The standard EMI formula used by all banks in India is:

EMI = [P × r × (1 + r)^n] ÷ [(1 + r)^n − 1] P = Principal loan amount (₹)
r = Monthly interest rate = Annual rate ÷ 12 ÷ 100
n = Total number of monthly installments (tenure in months)

This formula is derived from the concept of the time value of money, and it ensures that each payment is exactly equal throughout the loan term. Let's apply it with a real example.

Step-by-Step Calculation Example

📋 Example: Personal Loan

Loan Amount (P): ₹5,00,000

Annual Interest Rate: 12%

Tenure: 3 years = 36 months (n = 36)

Step 1 – Convert annual rate to monthly rate

r = 12 ÷ 12 ÷ 100 = 0.01

Step 2 – Calculate (1 + r)^n

(1 + 0.01)^36 = (1.01)^36 ≈ 1.4308

Tip: Use a scientific calculator or press 1.01 × = × = ... 35 more times. Or use log tables.

Step 3 – Apply the formula

EMI = [5,00,000 × 0.01 × 1.4308] ÷ [1.4308 − 1]
EMI = [5,000 × 1.4308] ÷ [0.4308]
EMI = 7,154 ÷ 0.4308
EMI ≈ ₹16,607

Step 4 – Verify totals

How the Principal-Interest Split Changes Over Time

Using the same example, here's how your EMI breaks down in the first few months versus later months:

MonthEMI (₹)Interest Part (₹)Principal Part (₹)Balance (₹)
116,6075,00011,6074,88,393
616,6074,42712,1804,30,523
1216,6073,73312,8743,60,526
2416,6072,25914,3482,11,522
3616,60716316,4440

Notice how the interest part drops from ₹5,000 in Month 1 to just ₹163 in the final month. This is why making prepayments in the early years of a loan saves you the most money — you reduce the principal on which future interest is calculated.

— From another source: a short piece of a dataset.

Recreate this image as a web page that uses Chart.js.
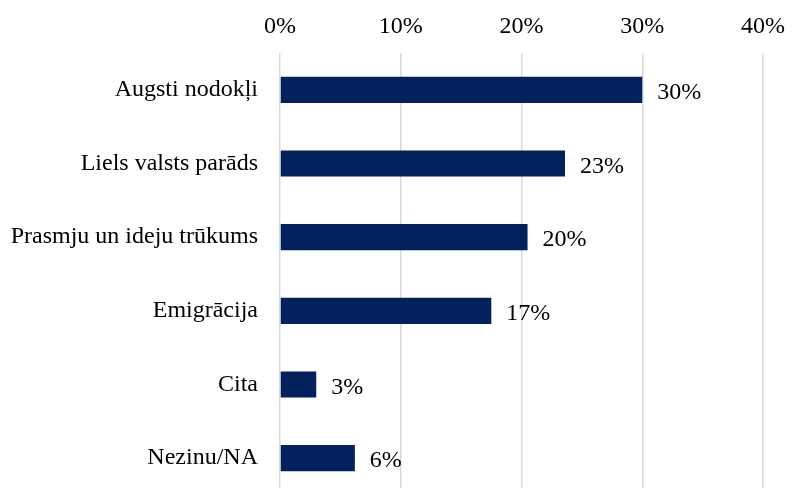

How Loans in India Compute Interest

Indian banks predominantly use the reducing balance method (also called the diminishing balance method), which is what the formula above represents. This is borrower-friendly compared to flat-rate interest calculation, where interest is charged on the original loan amount throughout the tenure.

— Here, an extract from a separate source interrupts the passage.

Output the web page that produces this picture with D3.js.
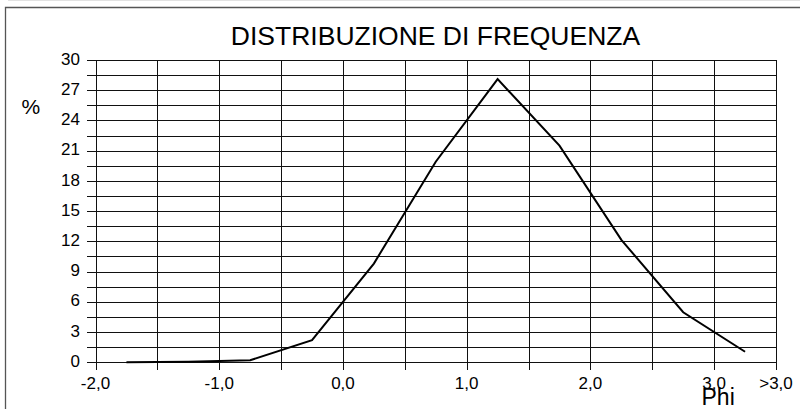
<!DOCTYPE html>
<html>
<head>
<meta charset="utf-8">
<script src="https://cdn.jsdelivr.net/npm/d3@7"></script>
<style>
  body { margin: 0; background: #fff; }
  svg { display: block; font-family: "Liberation Sans", Arial, sans-serif; }
</style>
</head>
<body>
<svg id="chart" width="800" height="409"></svg>
<script>
"use strict";

// Data (class midpoints in phi, percent)
var phiMid = [-1.75, -1.25, -0.75, -0.25, 0.25, 0.75, 1.25, 1.75, 2.25, 2.75, 3.25];
var freq   = [0.0, 0.05, 0.2, 2.2, 9.8, 19.9, 28.1, 21.5, 12.15, 4.97, 1.05];
var xTicks = [-2, -1.5, -1, -0.5, 0, 0.5, 1, 1.5, 2, 2.5, 3, 3.5];
var xTickLabels = ["-2,0", "", "-1,0", "", "0,0", "", "1,0", "", "2,0", "", "3,0", ">3,0"];
var yTicks = d3.range(0, 30.01, 1.5);

var svg = d3.select("#chart");

var x = d3.scaleLinear().domain([-2, 3.5]).range([95.5, 776]);
var y = d3.scaleLinear().domain([0, 30]).range([362.3, 60]);

//
// Frame
//
svg.append("line")
	.attr("x1", 8).attr("x2", 800).attr("y1", 0.5).attr("y2", 0.5)
	.attr("stroke", "#e2e2e2");
svg.append("path")
	.attr("d", "M5.5,409V7.5H800")
	.attr("fill", "none")
	.attr("stroke", "#555")
	.attr("stroke-width", 1.3);

//
// Grid
//
var grid = svg.append("g")
	.attr("shape-rendering", "crispEdges")
	.attr("stroke", "#111")
	.attr("stroke-width", 1);

grid.selectAll(".hgrid")
	.data(yTicks)
	.enter()
	.append("line")
	.attr("class", "hgrid")
	.attr("x1", 87).attr("x2", x(3.5))
	.attr("y1", function(d) { return Math.round(y(d)) + 0.5; })
	.attr("y2", function(d) { return Math.round(y(d)) + 0.5; });

grid.selectAll(".vgrid")
	.data(xTicks)
	.enter()
	.append("line")
	.attr("class", "vgrid")
	.attr("y1", y(30)).attr("y2", 370)
	.attr("x1", function(d) { return Math.round(x(d)) + 0.5; })
	.attr("x2", function(d) { return Math.round(x(d)) + 0.5; });

//
// Axis labels
//
svg.selectAll(".ylab")
	.data(yTicks.filter(function(d) { return d % 3 === 0; }))
	.enter()
	.append("text")
	.attr("class", "ylab")
	.attr("x", 80)
	.attr("y", function(d) { return y(d) + 4.6; })
	.attr("text-anchor", "end")
	.attr("font-size", 17)
	.text(function(d) { return d; });

svg.selectAll(".xlab")
	.data(xTicks)
	.enter()
	.append("text")
	.attr("class", "xlab")
	.attr("x", function(d) { return x(d); })
	.attr("y", 388.5)
	.attr("text-anchor", "middle")
	.attr("font-size", 17)
	.text(function(d, i) { return xTickLabels[i]; });

svg.append("text")
	.attr("x", 435.5)
	.attr("y", 45)
	.attr("text-anchor", "middle")
	.attr("font-size", 26.5)
	.text("DISTRIBUZIONE DI FREQUENZA");

svg.append("text")
	.attr("x", 21.5)
	.attr("y", 114)
	.attr("font-size", 21)
	.text("%");

svg.append("text")
	.attr("x", 701.5)
	.attr("y", 405)
	.attr("font-size", 23)
	.text("Phi");

//
// Line
//
var line = d3.line()
	.x(function(d, i) { return x(phiMid[i]); })
	.y(function(d) { return y(d); });

svg.append("path")
	.datum(freq)
	.attr("d", line)
	.attr("fill", "none")
	.attr("stroke", "#000")
	.attr("stroke-width", 2);
</script>
</body>
</html>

⚠️ Watch out for flat-rate loans! Some NBFCs and informal lenders quote flat interest rates. A 10% flat rate is actually equivalent to roughly 18–20% reducing balance rate. Always ask whether the rate is flat or reducing before signing.

5 Key Things to Verify in Your Loan Offer

  1. Actual EMI matches the formula — recalculate using the formula above
  2. Processing fee is excluded from EMI — it's charged upfront, separately
  3. Interest rate is reducing, not flat — see tip above
  4. No hidden prepayment penalty — RBI mandates no prepayment charges on floating-rate home loans
  5. GST is applicable on processing fees — factor it into your total cost

Frequently Asked Questions

Q: Can I calculate EMI without a scientific calculator? For (1+r)^n, you can use a simple calculator by multiplying (1+r) by itself n times, or use Google: type "(1.01)^36" directly into the search bar.
Q: What if my bank quotes EMI differently? Minor differences (₹1–10) are due to rounding. Significant differences could mean hidden charges or that the bank is using a flat rate. Always clarify in writing.
Q: Does prepayment reduce EMI or tenure? Most banks give you the option. Reducing tenure saves more money overall. Reducing EMI improves monthly cash flow. Request your preferred option in writing when making a prepayment.
Q: Is the EMI formula the same for home loans, car loans, and personal loans? Yes. The mathematical formula is identical. The differences lie in the interest rate, tenure limits, and eligibility criteria — not the calculation method.
Q: How does a change in RBI repo rate affect my EMI? Floating-rate home loans are linked to the repo rate (via EBLR or MCLR). When RBI raises rates, your EMI or tenure increases. Fixed-rate loans are unaffected during the fixed period.